Unlock Democracy believes it would be “far simpler, not to mention more effective” to cap all political donations at the same level – no more than £100,000 – regardless of who or where they come from.
“Steve Reed has said that ‘British democracy is not for sale’. But these proposals do not stop political parties receiving multi-million donations from wealthy UK individuals or large companies,” Brake added.
Transparency International UK also welcomed tighter checks on foreign money in UK elections but warned that the government’s reforms “address the wrong end of the problem,” policing who is allowed to donate while doing nothing to limit how much any one person can give.
The anti-corruption organisation said the package leaves the greatest structural threat to British politics – the growing power of a small number of ultra-wealthy donors – “entirely untouched.”
Transparency International UK is also backing the amendment to the Representation of the People Bill from Stella Creasy MP, to introduce a £100,000 cap on political donations.

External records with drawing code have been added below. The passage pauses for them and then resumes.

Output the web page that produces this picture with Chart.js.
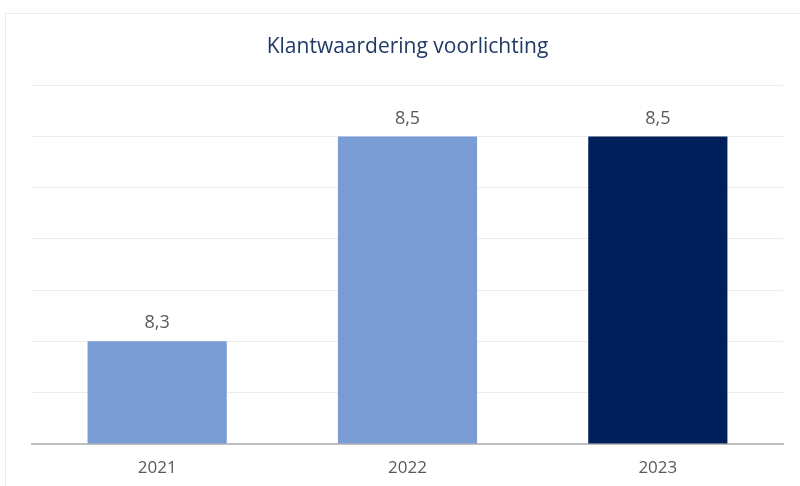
<!DOCTYPE html>
<html>
<head>
<meta charset="utf-8">
<script src="https://cdn.jsdelivr.net/npm/chart.js@4/dist/chart.umd.min.js"></script>
<style>
    html, body { margin: 0; padding: 0; background: #fff; }
    #wrap { position: relative; width: 800px; height: 486px; }
    #frame { position: absolute; left: 5px; top: 13px; width: 820px; height: 500px; border: 1px solid #ececec; }
    canvas { position: absolute; left: 0; top: 0; }
</style>
</head>
<body>
<div id="wrap">
    <div id="frame"></div>
    <canvas id="chart" width="800" height="486"></canvas>
</div>
<script>
const years = ["2021", "2022", "2023"];
const scores = [8.3, 8.5, 8.5];
const barColors = ["#7a9cd5", "#7a9cd5", "#00205b"];

// values above each bar, written with a decimal comma
const valueLabels = {
    id: "valueLabels",
    afterDatasetsDraw(chart) {
        const ctx = chart.ctx;
        const meta = chart.getDatasetMeta(0);
        ctx.save();
        ctx.font = "18px 'Open Sans', sans-serif";
        ctx.fillStyle = "#595959";
        ctx.textAlign = "center";
        ctx.textBaseline = "bottom";
        meta.data.forEach((bar, i) => {
            ctx.fillText(scores[i].toFixed(1).replace(".", ","), bar.x, bar.y - 9);
        });
        ctx.restore();
    }
};

new Chart(document.getElementById("chart"), {
    type: "bar",
    data: {
        labels: years,
        datasets: [{
            data: scores,
            backgroundColor: barColors,
            categoryPercentage: 1,
            barPercentage: 0.556
        }]
    },
    options: {
        responsive: false,
        animation: false,
        layout: { padding: { left: 32, right: 17, top: 0, bottom: -6 } },
        plugins: {
            legend: { display: false },
            tooltip: { enabled: false },
            title: {
                display: true,
                text: "Klantwaardering voorlichting",
                color: "#1f3864",
                font: { family: "'Open Sans', sans-serif", size: 21, weight: "normal" },
                padding: { top: 34, bottom: 26 }
            }
        },
        scales: {
            x: {
                grid: { display: false, drawTicks: false },
                border: { color: "#bfbfbf", width: 2 },
                ticks: {
                    color: "#595959",
                    font: { family: "'Open Sans', sans-serif", size: 17 },
                    padding: 14
                }
            },
            y: {
                min: 8.2,
                max: 8.55,
                ticks: { display: false, stepSize: 0.05 },
                grid: { color: "#ececec", lineWidth: 1, drawTicks: false },
                border: { display: false }
            }
        }
    },
    plugins: [valueLabels]
});
</script>
</body>
</html>
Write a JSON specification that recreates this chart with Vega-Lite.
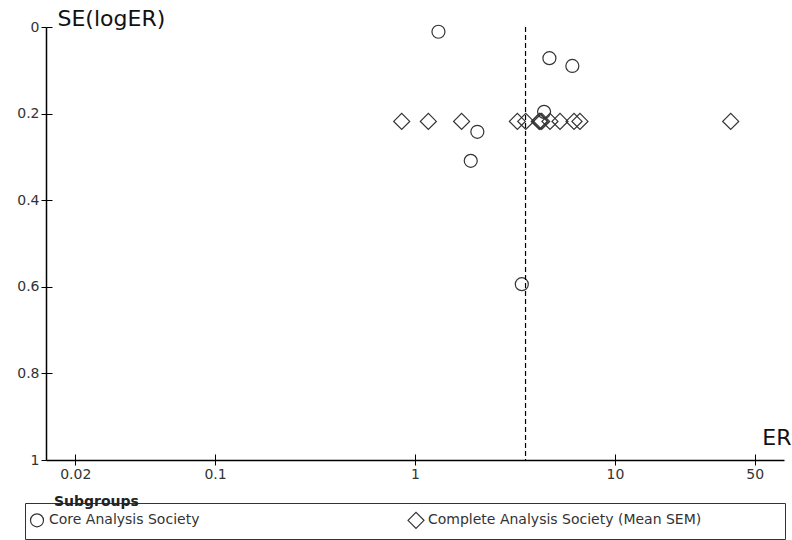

The organisation is urging MPs from all parties to support it.
Electoral Reform Push
Nearly 170 MPs, including 88 Labour MPs, have now signed an amendment to the Representation of the People Bill calling for a National Commission on Electoral Reform.
Surpassing the 164 MPs who signed Meg Hillier’s reasoned amendment to the Government’s welfare reform Bill last summer, backers say it has become the most-signed amendment to any piece of legislation since the last general election.
The tally includes MPs from eight political parties as well as independents.
Labour MPs, who make up a majority of the signatories, describe the amendment as an “open goal” to the incoming Prime Minister, Andy Burnham, who has long supported both Proportional Representation and establishing a National Commission on Electoral Reform.
MPs are urging Mr Burnham to launch a National Commission within his first 100 days in office, as the Representation of the People Bill returns to Parliament next Tuesday.